GIVEN INSTRUCTION | Exactly the lines from the start of the data below through the line that contains "ax.tick_params(axis='y', pad=4.3)" are to be copied, with pictures left out.

start SUPPLIED DATA

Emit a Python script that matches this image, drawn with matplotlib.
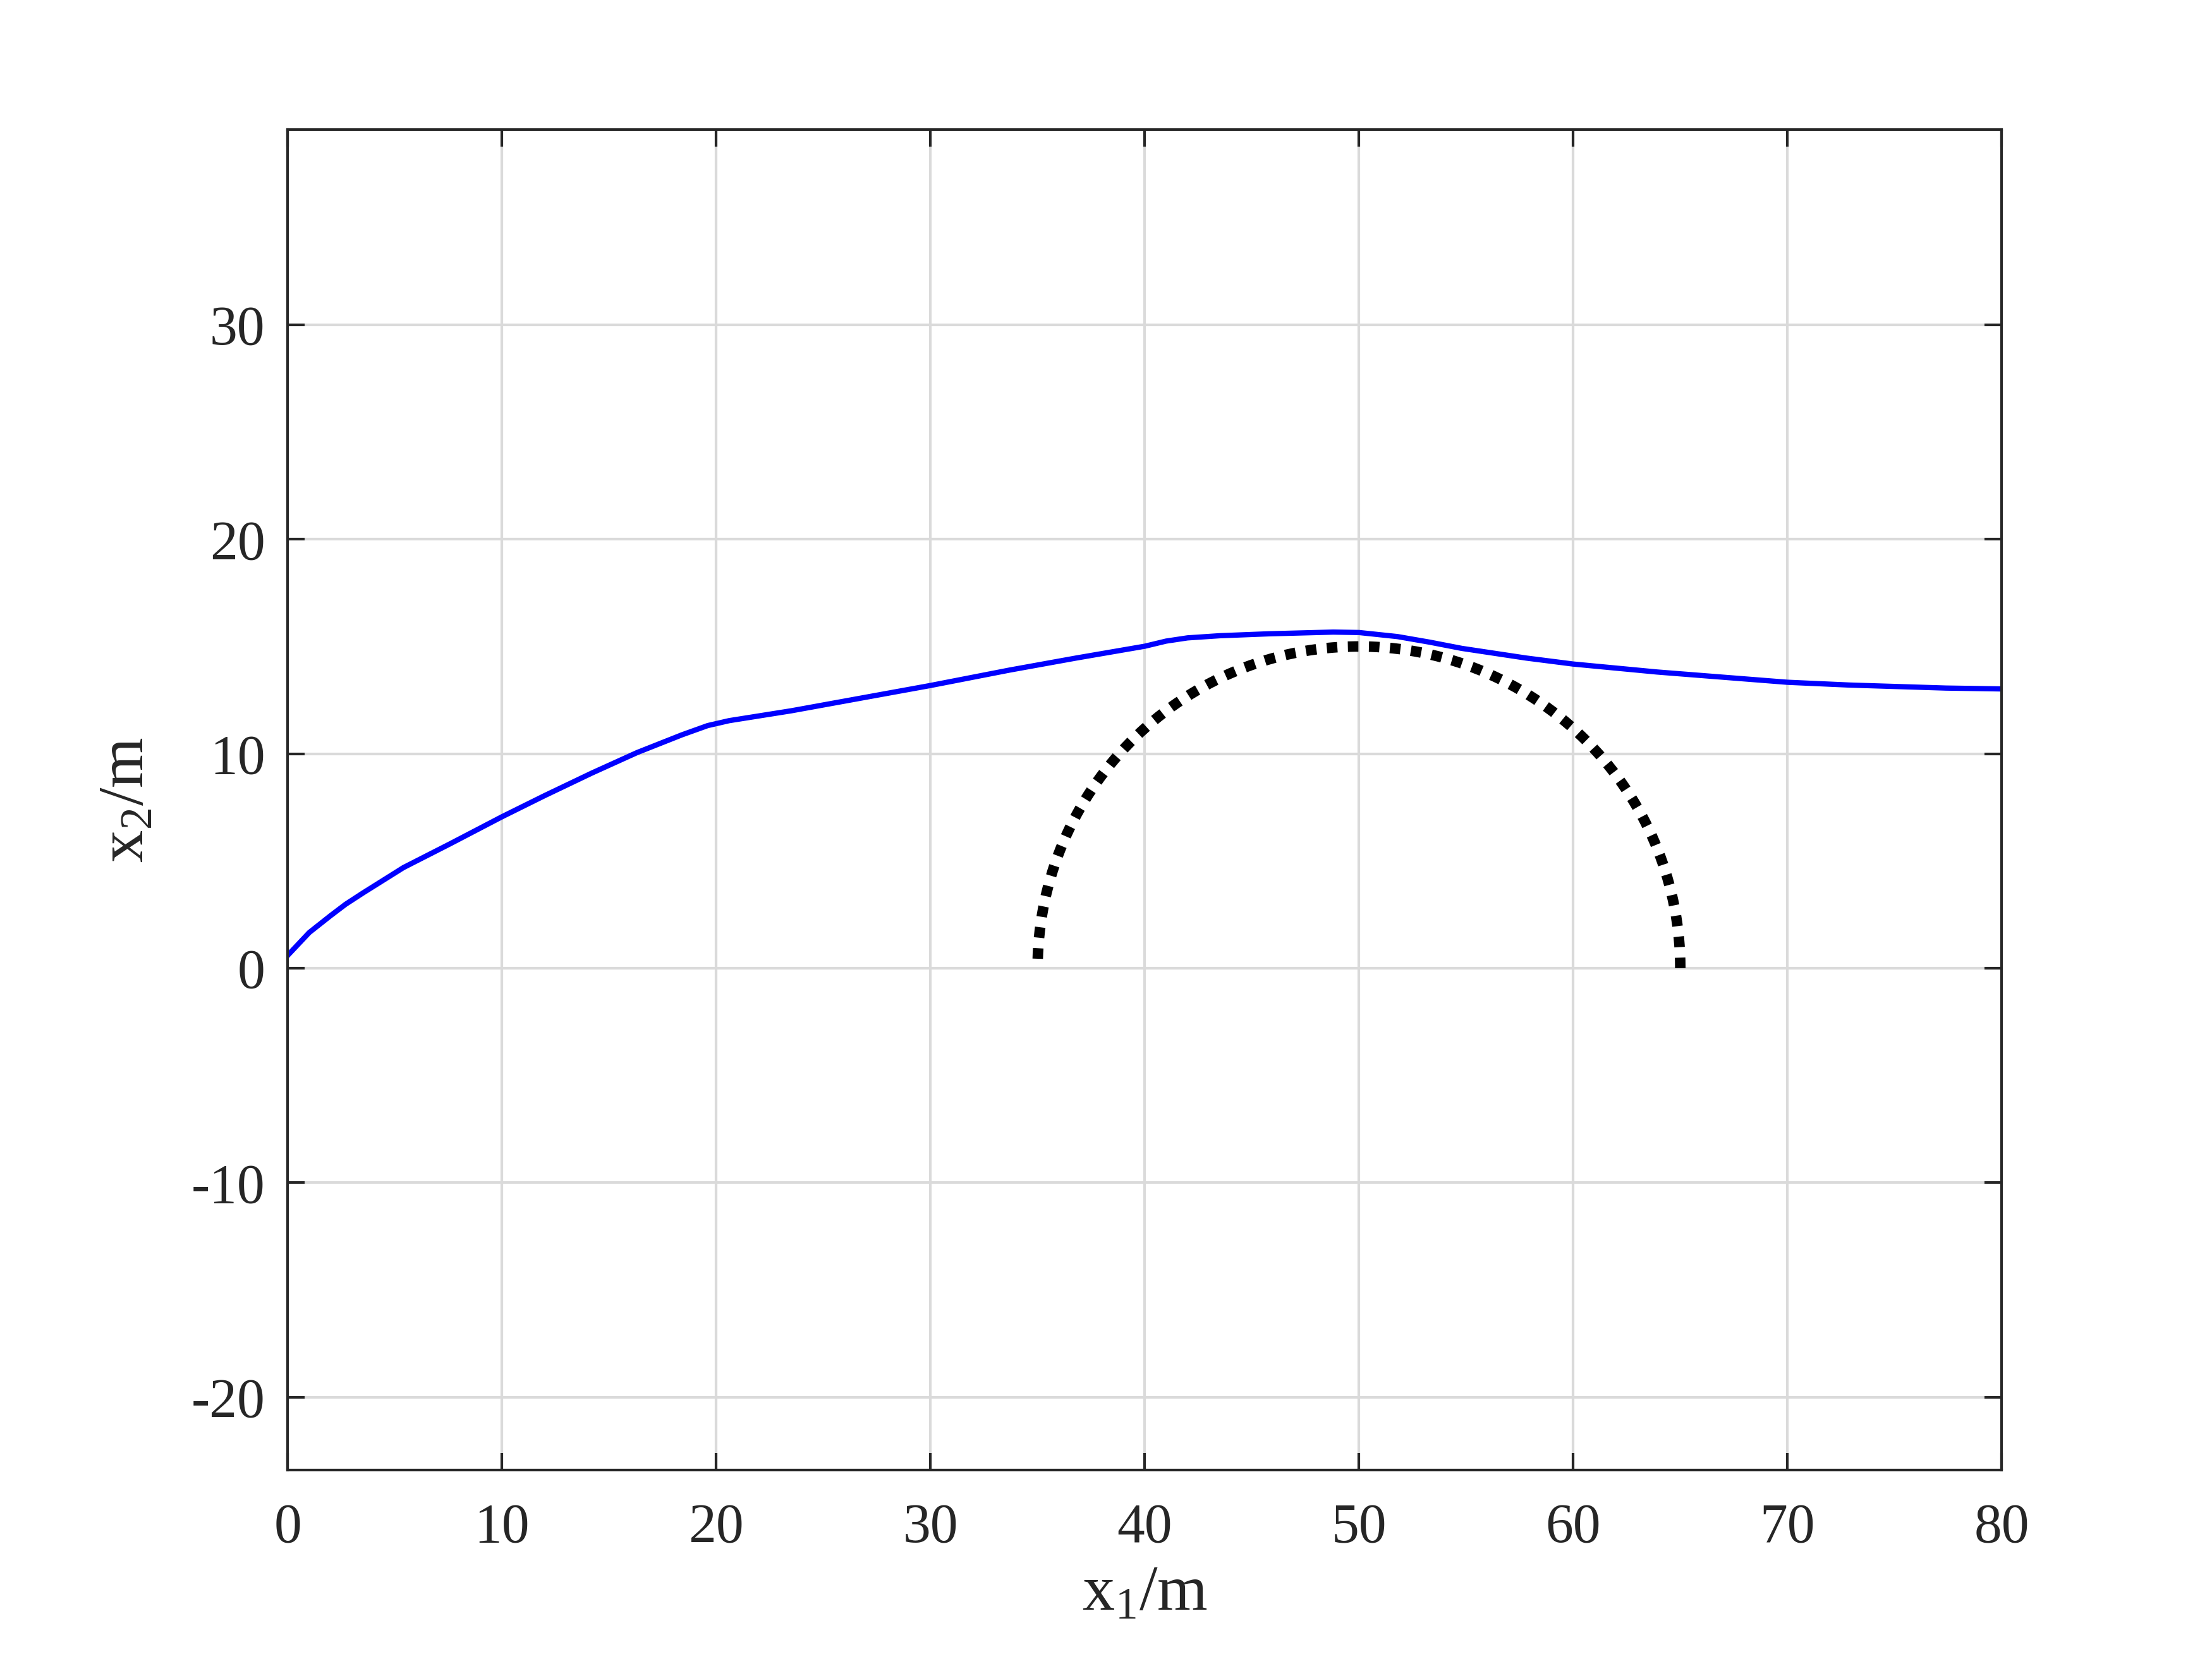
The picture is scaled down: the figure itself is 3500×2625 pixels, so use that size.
import numpy as np
import matplotlib
matplotlib.use("Agg")
import matplotlib.pyplot as plt

plt.rcParams['font.family'] = ['Liberation Serif', 'DejaVu Serif']
plt.rcParams['mathtext.fontset'] = 'custom'
plt.rcParams['mathtext.rm'] = 'Liberation Serif'
plt.rcParams['mathtext.it'] = 'Liberation Serif'
plt.rcParams['axes.unicode_minus'] = False

# vehicle path
path_x1 = [0.0, 1.0, 2.0, 2.7, 3.5, 5.4, 7.6, 10.0, 12.0, 14.2, 16.3, 18.4, 19.6, 20.6,
           23.5, 30.0, 33.7, 36.8, 40.0, 41.0, 42.0, 43.5, 45.8, 48.8, 50.0, 51.8,
           53.3, 54.8, 57.8, 60.0, 63.9, 70.0, 72.9, 77.4, 80.0]
path_x2 = [0.6, 1.66, 2.45, 2.98, 3.5, 4.69, 5.81, 7.06, 8.05, 9.1, 10.05, 10.88, 11.31, 11.54,
           12.0, 13.18, 13.9, 14.46, 15.01, 15.25, 15.4, 15.5, 15.59, 15.67, 15.65, 15.46,
           15.2, 14.91, 14.46, 14.18, 13.81, 13.33, 13.2, 13.06, 13.02]

# obstacle: half circle
obs_center = (50.0, 0.0)
obs_radius = 15.0

xlim = (0, 80)
ylim = (-23.4, 39.1)
xticks = [0, 10, 20, 30, 40, 50, 60, 70, 80]
yticks = [-20, -10, 0, 10, 20, 30]

ink = '#262626'

fig = plt.figure(figsize=(3500 / 600, 2625 / 600), dpi=600)
ax = fig.add_axes([0.1301, 0.1139, 0.7748, 0.8080])

ax.grid(True, color='#dadada', linewidth=0.5)
ax.set_axisbelow(True)

ax.plot(path_x1, path_x2, color='#0000ff', linewidth=1.0, solid_joinstyle='round')

theta = np.linspace(0, np.pi, 400)
ax.plot(obs_center[0] + obs_radius * np.cos(theta),
        obs_center[1] + obs_radius * np.sin(theta),
        color='black', linewidth=2.0, linestyle=(0, (1, 1)), dash_capstyle='butt')

ax.set_xlim(*xlim)
ax.set_ylim(*ylim)
ax.set_xticks(xticks)
ax.set_yticks(yticks)

for s in ax.spines.values():
    s.set_linewidth(0.5)
    s.set_color(ink)

ax.tick_params(direction='in', length=3.2, width=0.5, color=ink, labelcolor=ink,
               labelsize=10.5, top=True, right=True)
ax.tick_params(axis='x', pad=6.2)
ax.tick_params(axis='y', pad=4.3)

ax.set_xlabel(r'x$_{\mathrm{1}}$/m', fontsize=12.3, color=ink, va='baseline')
ax.xaxis.set_label_coords(0.5, -0.1047)
ax.set_ylabel(r'x$_{\mathrm{2}}$/m', fontsize=12.3, color=ink, va='baseline')
ax.yaxis.set_label_coords(-0.0844, 0.5)

fig.savefig('out.png', dpi=600, facecolor='white')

end SUPPLIED DATA

SOLUTION |
Emit a Python script that matches this image, drawn with matplotlib.
The picture is scaled down: the figure itself is 3500×2625 pixels, so use that size.
import numpy as np
import matplotlib
matplotlib.use("Agg")
import matplotlib.pyplot as plt

plt.rcParams['font.family'] = ['Liberation Serif', 'DejaVu Serif']
plt.rcParams['mathtext.fontset'] = 'custom'
plt.rcParams['mathtext.rm'] = 'Liberation Serif'
plt.rcParams['mathtext.it'] = 'Liberation Serif'
plt.rcParams['axes.unicode_minus'] = False

# vehicle path
path_x1 = [0.0, 1.0, 2.0, 2.7, 3.5, 5.4, 7.6, 10.0, 12.0, 14.2, 16.3, 18.4, 19.6, 20.6,
           23.5, 30.0, 33.7, 36.8, 40.0, 41.0, 42.0, 43.5, 45.8, 48.8, 50.0, 51.8,
           53.3, 54.8, 57.8, 60.0, 63.9, 70.0, 72.9, 77.4, 80.0]
path_x2 = [0.6, 1.66, 2.45, 2.98, 3.5, 4.69, 5.81, 7.06, 8.05, 9.1, 10.05, 10.88, 11.31, 11.54,
           12.0, 13.18, 13.9, 14.46, 15.01, 15.25, 15.4, 15.5, 15.59, 15.67, 15.65, 15.46,
           15.2, 14.91, 14.46, 14.18, 13.81, 13.33, 13.2, 13.06, 13.02]

# obstacle: half circle
obs_center = (50.0, 0.0)
obs_radius = 15.0

xlim = (0, 80)
ylim = (-23.4, 39.1)
xticks = [0, 10, 20, 30, 40, 50, 60, 70, 80]
yticks = [-20, -10, 0, 10, 20, 30]

ink = '#262626'

fig = plt.figure(figsize=(3500 / 600, 2625 / 600), dpi=600)
ax = fig.add_axes([0.1301, 0.1139, 0.7748, 0.8080])

ax.grid(True, color='#dadada', linewidth=0.5)
ax.set_axisbelow(True)

ax.plot(path_x1, path_x2, color='#0000ff', linewidth=1.0, solid_joinstyle='round')

theta = np.linspace(0, np.pi, 400)
ax.plot(obs_center[0] + obs_radius * np.cos(theta),
        obs_center[1] + obs_radius * np.sin(theta),
        color='black', linewidth=2.0, linestyle=(0, (1, 1)), dash_capstyle='butt')

ax.set_xlim(*xlim)
ax.set_ylim(*ylim)
ax.set_xticks(xticks)
ax.set_yticks(yticks)

for s in ax.spines.values():
    s.set_linewidth(0.5)
    s.set_color(ink)

ax.tick_params(direction='in', length=3.2, width=0.5, color=ink, labelcolor=ink,
               labelsize=10.5, top=True, right=True)
ax.tick_params(axis='x', pad=6.2)
ax.tick_params(axis='y', pad=4.3)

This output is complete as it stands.